Given instruction: Include in the output only the lines from the opening of the records through the line containing "const yTicks = [0, 10, 20, 30, 40, 50, 60, 70]", each printed exactly; pictures are omitted.

Raw data:

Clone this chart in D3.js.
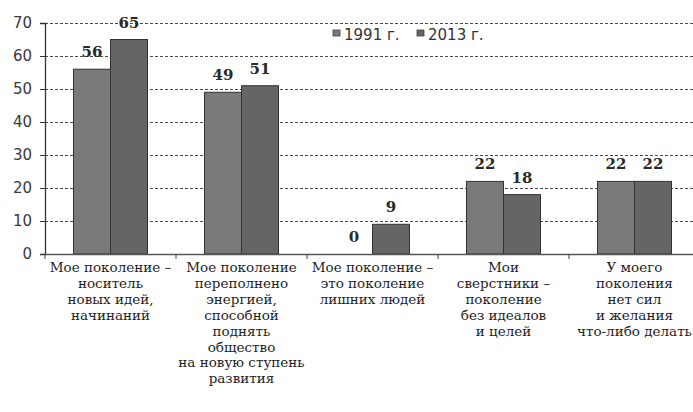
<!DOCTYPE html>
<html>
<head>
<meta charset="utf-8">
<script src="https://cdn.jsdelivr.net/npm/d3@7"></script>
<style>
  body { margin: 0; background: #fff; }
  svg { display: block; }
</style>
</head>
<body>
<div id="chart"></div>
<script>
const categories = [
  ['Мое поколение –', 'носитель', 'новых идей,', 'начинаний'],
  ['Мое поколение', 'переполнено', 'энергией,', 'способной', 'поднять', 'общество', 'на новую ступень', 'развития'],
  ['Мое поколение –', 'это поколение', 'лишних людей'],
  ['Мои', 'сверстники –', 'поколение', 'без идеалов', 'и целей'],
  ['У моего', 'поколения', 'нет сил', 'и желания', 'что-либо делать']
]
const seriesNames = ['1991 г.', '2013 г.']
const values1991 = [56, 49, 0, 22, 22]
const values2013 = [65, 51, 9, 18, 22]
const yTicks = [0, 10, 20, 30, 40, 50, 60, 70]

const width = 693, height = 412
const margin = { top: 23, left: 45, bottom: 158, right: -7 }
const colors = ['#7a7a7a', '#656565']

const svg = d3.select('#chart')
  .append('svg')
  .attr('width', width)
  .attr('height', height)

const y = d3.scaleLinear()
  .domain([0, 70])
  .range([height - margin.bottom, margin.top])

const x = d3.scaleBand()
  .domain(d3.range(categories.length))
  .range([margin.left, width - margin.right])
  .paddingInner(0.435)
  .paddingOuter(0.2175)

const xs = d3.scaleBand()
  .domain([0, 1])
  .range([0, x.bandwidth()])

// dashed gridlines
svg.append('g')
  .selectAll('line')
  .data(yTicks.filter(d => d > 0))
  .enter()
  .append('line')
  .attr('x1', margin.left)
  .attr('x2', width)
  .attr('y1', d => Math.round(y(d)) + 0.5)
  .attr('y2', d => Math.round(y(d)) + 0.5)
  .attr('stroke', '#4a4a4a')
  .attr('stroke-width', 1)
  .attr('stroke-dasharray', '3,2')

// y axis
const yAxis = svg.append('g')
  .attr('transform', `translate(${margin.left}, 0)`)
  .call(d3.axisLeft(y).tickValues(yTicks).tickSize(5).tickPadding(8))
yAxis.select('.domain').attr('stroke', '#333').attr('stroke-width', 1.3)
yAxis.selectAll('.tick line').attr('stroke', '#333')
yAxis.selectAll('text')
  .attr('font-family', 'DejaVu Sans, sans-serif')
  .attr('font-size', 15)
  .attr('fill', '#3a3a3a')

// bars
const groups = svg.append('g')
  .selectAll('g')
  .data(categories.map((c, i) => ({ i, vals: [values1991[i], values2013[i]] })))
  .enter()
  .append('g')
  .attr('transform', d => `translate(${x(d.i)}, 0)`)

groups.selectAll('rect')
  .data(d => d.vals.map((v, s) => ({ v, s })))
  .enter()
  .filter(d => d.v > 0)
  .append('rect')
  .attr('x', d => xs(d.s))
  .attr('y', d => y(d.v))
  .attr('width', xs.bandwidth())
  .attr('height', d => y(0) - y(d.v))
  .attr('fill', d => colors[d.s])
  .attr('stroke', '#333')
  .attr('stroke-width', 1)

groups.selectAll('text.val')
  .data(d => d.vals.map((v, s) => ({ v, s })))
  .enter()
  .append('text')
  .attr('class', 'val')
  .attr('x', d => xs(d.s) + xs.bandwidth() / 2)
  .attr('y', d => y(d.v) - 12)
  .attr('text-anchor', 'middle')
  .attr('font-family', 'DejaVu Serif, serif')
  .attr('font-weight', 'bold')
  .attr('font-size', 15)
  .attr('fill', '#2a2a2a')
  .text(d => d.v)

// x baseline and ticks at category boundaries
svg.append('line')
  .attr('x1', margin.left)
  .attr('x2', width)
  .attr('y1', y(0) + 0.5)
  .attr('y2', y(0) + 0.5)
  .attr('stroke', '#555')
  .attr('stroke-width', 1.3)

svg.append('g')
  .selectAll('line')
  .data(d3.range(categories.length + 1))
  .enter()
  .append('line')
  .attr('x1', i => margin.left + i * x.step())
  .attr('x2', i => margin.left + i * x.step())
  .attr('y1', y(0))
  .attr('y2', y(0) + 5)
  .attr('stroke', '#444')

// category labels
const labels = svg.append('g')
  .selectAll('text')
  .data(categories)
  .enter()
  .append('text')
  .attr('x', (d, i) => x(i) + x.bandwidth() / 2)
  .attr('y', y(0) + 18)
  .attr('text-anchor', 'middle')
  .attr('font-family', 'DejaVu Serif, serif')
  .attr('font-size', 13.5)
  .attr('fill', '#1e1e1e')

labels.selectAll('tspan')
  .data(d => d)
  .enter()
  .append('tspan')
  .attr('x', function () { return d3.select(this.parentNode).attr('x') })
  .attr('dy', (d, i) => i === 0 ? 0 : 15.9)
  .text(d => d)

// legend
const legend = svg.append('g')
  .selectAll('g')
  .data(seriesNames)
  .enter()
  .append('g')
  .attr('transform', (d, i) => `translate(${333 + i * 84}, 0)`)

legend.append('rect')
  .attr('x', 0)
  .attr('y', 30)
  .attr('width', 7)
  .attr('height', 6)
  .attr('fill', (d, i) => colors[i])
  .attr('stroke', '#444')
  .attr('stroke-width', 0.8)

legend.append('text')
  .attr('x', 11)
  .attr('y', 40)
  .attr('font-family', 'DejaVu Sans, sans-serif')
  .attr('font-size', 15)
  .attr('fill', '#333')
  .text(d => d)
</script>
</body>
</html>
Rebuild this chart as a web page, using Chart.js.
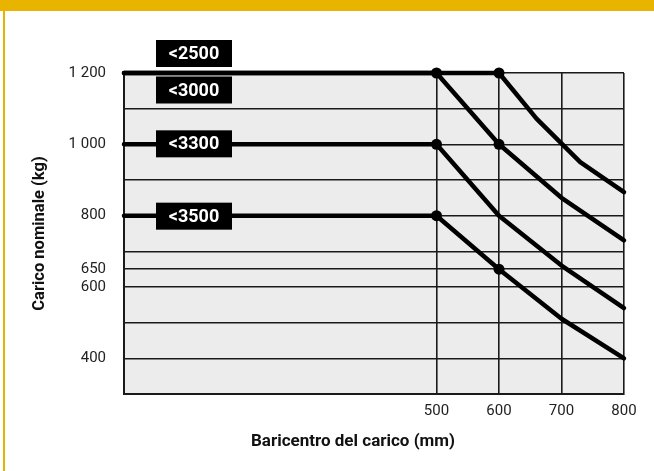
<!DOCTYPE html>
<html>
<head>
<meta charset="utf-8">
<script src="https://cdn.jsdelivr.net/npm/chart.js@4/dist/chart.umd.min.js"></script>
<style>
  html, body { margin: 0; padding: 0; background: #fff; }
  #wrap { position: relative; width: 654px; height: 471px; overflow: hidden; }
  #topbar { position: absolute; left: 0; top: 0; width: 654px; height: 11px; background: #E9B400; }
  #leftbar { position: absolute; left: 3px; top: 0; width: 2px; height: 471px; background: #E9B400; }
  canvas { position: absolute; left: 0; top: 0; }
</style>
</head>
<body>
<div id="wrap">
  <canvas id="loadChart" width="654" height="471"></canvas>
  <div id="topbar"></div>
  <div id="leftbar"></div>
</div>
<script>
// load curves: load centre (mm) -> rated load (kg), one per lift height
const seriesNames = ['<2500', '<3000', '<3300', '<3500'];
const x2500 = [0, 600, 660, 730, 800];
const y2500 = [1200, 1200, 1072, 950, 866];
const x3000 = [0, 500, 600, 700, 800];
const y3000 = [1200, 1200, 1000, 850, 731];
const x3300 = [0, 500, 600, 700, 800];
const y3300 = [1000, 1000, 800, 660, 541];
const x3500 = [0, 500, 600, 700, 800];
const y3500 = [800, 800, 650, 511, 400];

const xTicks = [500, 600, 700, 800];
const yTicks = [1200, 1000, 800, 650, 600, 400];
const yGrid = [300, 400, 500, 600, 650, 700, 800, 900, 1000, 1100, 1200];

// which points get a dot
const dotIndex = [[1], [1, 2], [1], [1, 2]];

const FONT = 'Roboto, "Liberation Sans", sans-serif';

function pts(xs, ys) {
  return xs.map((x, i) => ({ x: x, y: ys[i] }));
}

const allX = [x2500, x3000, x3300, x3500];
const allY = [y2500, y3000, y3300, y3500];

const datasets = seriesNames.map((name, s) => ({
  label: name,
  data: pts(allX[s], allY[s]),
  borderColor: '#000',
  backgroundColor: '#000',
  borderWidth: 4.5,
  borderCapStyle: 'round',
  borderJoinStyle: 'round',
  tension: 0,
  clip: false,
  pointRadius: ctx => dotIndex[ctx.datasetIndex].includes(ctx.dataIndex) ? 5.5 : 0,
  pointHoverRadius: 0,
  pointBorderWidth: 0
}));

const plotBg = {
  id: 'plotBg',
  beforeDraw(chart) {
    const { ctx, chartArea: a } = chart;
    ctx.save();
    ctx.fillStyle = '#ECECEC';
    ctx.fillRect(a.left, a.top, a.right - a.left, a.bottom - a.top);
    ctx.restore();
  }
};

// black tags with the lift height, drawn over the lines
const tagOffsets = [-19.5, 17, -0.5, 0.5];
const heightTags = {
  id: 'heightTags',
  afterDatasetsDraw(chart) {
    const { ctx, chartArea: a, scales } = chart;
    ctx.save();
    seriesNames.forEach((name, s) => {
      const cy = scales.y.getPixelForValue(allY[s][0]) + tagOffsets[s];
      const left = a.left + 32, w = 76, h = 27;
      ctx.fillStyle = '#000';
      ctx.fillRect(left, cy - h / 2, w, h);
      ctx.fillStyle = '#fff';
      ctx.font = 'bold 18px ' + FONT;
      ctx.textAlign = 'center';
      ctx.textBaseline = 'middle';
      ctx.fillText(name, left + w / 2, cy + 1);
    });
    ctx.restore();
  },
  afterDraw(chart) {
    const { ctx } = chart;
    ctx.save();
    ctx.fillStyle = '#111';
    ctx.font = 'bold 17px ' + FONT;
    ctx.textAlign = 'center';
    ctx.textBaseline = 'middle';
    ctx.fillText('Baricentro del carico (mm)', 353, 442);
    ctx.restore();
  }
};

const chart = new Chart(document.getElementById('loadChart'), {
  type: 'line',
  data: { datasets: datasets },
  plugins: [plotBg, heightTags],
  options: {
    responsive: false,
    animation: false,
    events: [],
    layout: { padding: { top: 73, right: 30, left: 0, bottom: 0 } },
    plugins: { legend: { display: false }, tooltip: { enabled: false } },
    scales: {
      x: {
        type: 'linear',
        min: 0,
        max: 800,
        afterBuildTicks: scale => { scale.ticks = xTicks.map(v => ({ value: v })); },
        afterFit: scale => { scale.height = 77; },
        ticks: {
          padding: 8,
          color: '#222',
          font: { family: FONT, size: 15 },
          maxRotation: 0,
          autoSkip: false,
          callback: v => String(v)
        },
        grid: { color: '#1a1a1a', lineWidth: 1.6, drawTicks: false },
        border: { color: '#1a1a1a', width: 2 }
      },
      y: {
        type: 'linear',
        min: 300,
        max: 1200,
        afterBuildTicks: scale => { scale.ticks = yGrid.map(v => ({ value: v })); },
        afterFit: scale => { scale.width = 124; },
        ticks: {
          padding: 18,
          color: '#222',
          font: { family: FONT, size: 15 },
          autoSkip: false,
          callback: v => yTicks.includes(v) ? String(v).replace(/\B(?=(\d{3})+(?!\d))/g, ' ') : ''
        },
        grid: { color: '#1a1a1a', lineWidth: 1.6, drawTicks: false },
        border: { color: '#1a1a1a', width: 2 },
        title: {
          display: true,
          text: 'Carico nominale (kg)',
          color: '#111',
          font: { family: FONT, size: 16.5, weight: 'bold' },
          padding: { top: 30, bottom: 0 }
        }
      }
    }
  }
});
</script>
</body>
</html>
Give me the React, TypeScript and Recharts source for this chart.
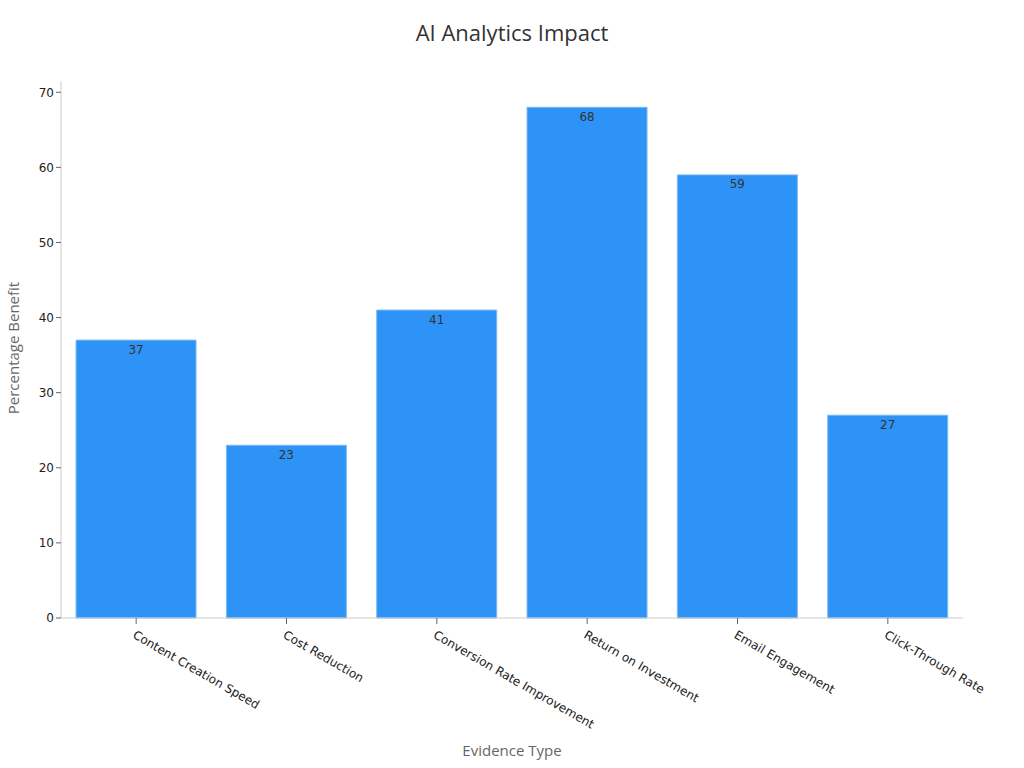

Reply:
Clone this chart in D3.js.
<!DOCTYPE html>
<html>
<head>
<meta charset="utf-8">
<script src="https://cdn.jsdelivr.net/npm/d3@7"></script>
<style>
  body { margin: 0; background: #fff; }
  svg { display: block; }
</style>
</head>
<body>
<div id="chart"></div>
<script>
const categories = [
  ['Мое поколение –', 'носитель', 'новых идей,', 'начинаний'],
  ['Мое поколение', 'переполнено', 'энергией,', 'способной', 'поднять', 'общество', 'на новую ступень', 'развития'],
  ['Мое поколение –', 'это поколение', 'лишних людей'],
  ['Мои', 'сверстники –', 'поколение', 'без идеалов', 'и целей'],
  ['У моего', 'поколения', 'нет сил', 'и желания', 'что-либо делать']
]
const seriesNames = ['1991 г.', '2013 г.']
const values1991 = [56, 49, 0, 22, 22]
const values2013 = [65, 51, 9, 18, 22]
const yTicks = [0, 10, 20, 30, 40, 50, 60, 70]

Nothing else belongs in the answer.